[Start of DATASET EXCERPT]

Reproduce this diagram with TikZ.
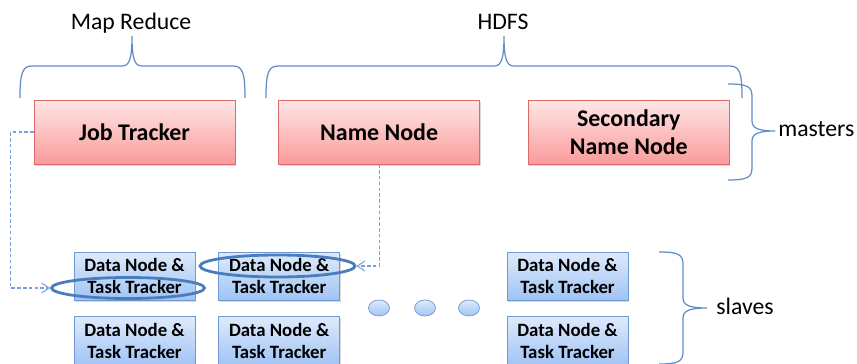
\documentclass[tikz,border=0pt]{standalone}
\usepackage{fontspec}
\setmainfont{Carlito}
\usepackage{xcolor}
\usetikzlibrary{arrows.meta,positioning,shadows,shapes.geometric}

\definecolor{mastertop}{RGB}{255,230,230}
\definecolor{masterbot}{RGB}{250,155,155}
\definecolor{masterline}{RGB}{222,105,105}
\definecolor{slavetop}{RGB}{222,234,251}
\definecolor{slavebot}{RGB}{160,196,245}
\definecolor{slaveline}{RGB}{112,152,212}
\definecolor{ringblue}{RGB}{74,126,187}
\definecolor{linkblue}{RGB}{120,160,215}
\definecolor{braceblue}{RGB}{95,140,200}

\begin{document}
\begin{tikzpicture}[
  x=0.02cm, y=-0.02cm,
  master/.style={rectangle,draw=masterline,top color=mastertop,bottom color=masterbot,minimum width=4.02cm,minimum height=1.28cm,align=center,font=\fontsize{13.6}{16}\selectfont\bfseries,drop shadow={shadow xshift=0.6pt,shadow yshift=-1pt,opacity=0.3}},
  slave/.style={rectangle,draw=slaveline,top color=slavetop,bottom color=slavebot,minimum width=2.42cm,minimum height=0.96cm,align=center,font=\fontsize{10.7}{12.5}\selectfont\bfseries,drop shadow={shadow xshift=0.6pt,shadow yshift=-1pt,opacity=0.3}},
  ring/.style={ellipse,draw=ringblue,line width=1.6pt,inner sep=0pt},
  dotnode/.style={ellipse,draw=slaveline,top color=slavetop,bottom color=slavebot,minimum width=0.42cm,minimum height=0.32cm,inner sep=0pt},
  link/.style={draw=linkblue,line width=0.6pt,dash pattern=on 2pt off 1.3pt,-{Straight Barb[length=1.5mm,width=2mm]}},
  curly/.style={draw=braceblue,line width=0.7pt},
  caption/.style={font=\fontsize{13.5}{15}\selectfont,inner sep=0pt}
]
  \useasboundingbox (0,0) rectangle (857,364);

  % masters
  \node[master] (jt) at (134.5,132) {Job Tracker};
  \node[master,right=0.86cm of jt] (nn) {Name Node};
  \node[master,right=0.96cm of nn] (snn) {Secondary\\Name Node};

  % slaves
  \node[slave] (d1) at (134.5,276) {Data Node \&\\Task Tracker};
  \node[slave,right=0.46cm of d1] (d2) {Data Node \&\\Task Tracker};
  \node[slave] (d3) at (567.5,276) {Data Node \&\\Task Tracker};
  \node[slave,below=0.32cm of d1] (d4) {Data Node \&\\Task Tracker};
  \node[slave,below=0.32cm of d2] (d5) {Data Node \&\\Task Tracker};
  \node[slave,below=0.32cm of d3] (d6) {Data Node \&\\Task Tracker};

  \node[dotnode] (g1) at (379,308) {};
  \node[dotnode] (g2) at (425,308) {};
  \node[dotnode] (g3) at (469,308) {};

  \node[ring,minimum width=3.06cm,minimum height=0.42cm] (r1) at (128,288) {};
  \node[ring,minimum width=3.1cm,minimum height=0.44cm] (r2) at (277.5,266) {};

  \draw[link] (jt.west) -- ++(-23,0) |- (r1.west);
  \draw[link] (nn.south) |- (r2.east);

  % braces
  \draw[curly] (20,98) .. controls (20,74) and (22,66) .. (32,66) -- (122,66)
    .. controls (129,66) and (132,60) .. (132,36) .. controls (132,60) and (135,66) .. (142,66)
    -- (233,66) .. controls (243,66) and (245,74) .. (245,98);
  \draw[curly] (266,98) .. controls (266,74) and (268,66) .. (278,66) -- (494,66)
    .. controls (501,66) and (504,60) .. (504,36) .. controls (504,60) and (507,66) .. (514,66)
    -- (730,66) .. controls (740,66) and (742,74) .. (742,98);
  \draw[curly] (728,84) .. controls (746,84) and (752,86) .. (752,96) -- (752,121)
    .. controls (752,128) and (758,131) .. (775,131) .. controls (758,131) and (752,134) .. (752,141)
    -- (752,168) .. controls (752,178) and (746,180) .. (728,180);
  \draw[curly] (659,252) .. controls (677,252) and (683,254) .. (683,264) -- (683,298)
    .. controls (683,305) and (689,308) .. (707,308) .. controls (689,308) and (683,311) .. (683,318)
    -- (683,352) .. controls (683,362) and (677,364) .. (659,364);

  \node[caption,anchor=base] (mr) at (131,30) {Map Reduce};
  \node[caption,anchor=base] (hdfs) at (503,30) {HDFS};
  \node[caption,anchor=base west] (mst) at (778,137) {masters};
  \node[caption,anchor=base west] (slv) at (716,314) {slaves};
\end{tikzpicture}
\end{document}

[End of DATASET EXCERPT]

WHAT IS EXPECTED: Quote the preceding listing precisely and completely, omitting its images.

FINAL RESULT:
Reproduce this diagram with TikZ.
\documentclass[tikz,border=0pt]{standalone}
\usepackage{fontspec}
\setmainfont{Carlito}
\usepackage{xcolor}
\usetikzlibrary{arrows.meta,positioning,shadows,shapes.geometric}

\definecolor{mastertop}{RGB}{255,230,230}
\definecolor{masterbot}{RGB}{250,155,155}
\definecolor{masterline}{RGB}{222,105,105}
\definecolor{slavetop}{RGB}{222,234,251}
\definecolor{slavebot}{RGB}{160,196,245}
\definecolor{slaveline}{RGB}{112,152,212}
\definecolor{ringblue}{RGB}{74,126,187}
\definecolor{linkblue}{RGB}{120,160,215}
\definecolor{braceblue}{RGB}{95,140,200}

\begin{document}
\begin{tikzpicture}[
  x=0.02cm, y=-0.02cm,
  master/.style={rectangle,draw=masterline,top color=mastertop,bottom color=masterbot,minimum width=4.02cm,minimum height=1.28cm,align=center,font=\fontsize{13.6}{16}\selectfont\bfseries,drop shadow={shadow xshift=0.6pt,shadow yshift=-1pt,opacity=0.3}},
  slave/.style={rectangle,draw=slaveline,top color=slavetop,bottom color=slavebot,minimum width=2.42cm,minimum height=0.96cm,align=center,font=\fontsize{10.7}{12.5}\selectfont\bfseries,drop shadow={shadow xshift=0.6pt,shadow yshift=-1pt,opacity=0.3}},
  ring/.style={ellipse,draw=ringblue,line width=1.6pt,inner sep=0pt},
  dotnode/.style={ellipse,draw=slaveline,top color=slavetop,bottom color=slavebot,minimum width=0.42cm,minimum height=0.32cm,inner sep=0pt},
  link/.style={draw=linkblue,line width=0.6pt,dash pattern=on 2pt off 1.3pt,-{Straight Barb[length=1.5mm,width=2mm]}},
  curly/.style={draw=braceblue,line width=0.7pt},
  caption/.style={font=\fontsize{13.5}{15}\selectfont,inner sep=0pt}
]
  \useasboundingbox (0,0) rectangle (857,364);

  % masters
  \node[master] (jt) at (134.5,132) {Job Tracker};
  \node[master,right=0.86cm of jt] (nn) {Name Node};
  \node[master,right=0.96cm of nn] (snn) {Secondary\\Name Node};

  % slaves
  \node[slave] (d1) at (134.5,276) {Data Node \&\\Task Tracker};
  \node[slave,right=0.46cm of d1] (d2) {Data Node \&\\Task Tracker};
  \node[slave] (d3) at (567.5,276) {Data Node \&\\Task Tracker};
  \node[slave,below=0.32cm of d1] (d4) {Data Node \&\\Task Tracker};
  \node[slave,below=0.32cm of d2] (d5) {Data Node \&\\Task Tracker};
  \node[slave,below=0.32cm of d3] (d6) {Data Node \&\\Task Tracker};

  \node[dotnode] (g1) at (379,308) {};
  \node[dotnode] (g2) at (425,308) {};
  \node[dotnode] (g3) at (469,308) {};

  \node[ring,minimum width=3.06cm,minimum height=0.42cm] (r1) at (128,288) {};
  \node[ring,minimum width=3.1cm,minimum height=0.44cm] (r2) at (277.5,266) {};

  \draw[link] (jt.west) -- ++(-23,0) |- (r1.west);
  \draw[link] (nn.south) |- (r2.east);

  % braces
  \draw[curly] (20,98) .. controls (20,74) and (22,66) .. (32,66) -- (122,66)
    .. controls (129,66) and (132,60) .. (132,36) .. controls (132,60) and (135,66) .. (142,66)
    -- (233,66) .. controls (243,66) and (245,74) .. (245,98);
  \draw[curly] (266,98) .. controls (266,74) and (268,66) .. (278,66) -- (494,66)
    .. controls (501,66) and (504,60) .. (504,36) .. controls (504,60) and (507,66) .. (514,66)
    -- (730,66) .. controls (740,66) and (742,74) .. (742,98);
  \draw[curly] (728,84) .. controls (746,84) and (752,86) .. (752,96) -- (752,121)
    .. controls (752,128) and (758,131) .. (775,131) .. controls (758,131) and (752,134) .. (752,141)
    -- (752,168) .. controls (752,178) and (746,180) .. (728,180);
  \draw[curly] (659,252) .. controls (677,252) and (683,254) .. (683,264) -- (683,298)
    .. controls (683,305) and (689,308) .. (707,308) .. controls (689,308) and (683,311) .. (683,318)
    -- (683,352) .. controls (683,362) and (677,364) .. (659,364);

  \node[caption,anchor=base] (mr) at (131,30) {Map Reduce};
  \node[caption,anchor=base] (hdfs) at (503,30) {HDFS};
  \node[caption,anchor=base west] (mst) at (778,137) {masters};
  \node[caption,anchor=base west] (slv) at (716,314) {slaves};
\end{tikzpicture}
\end{document}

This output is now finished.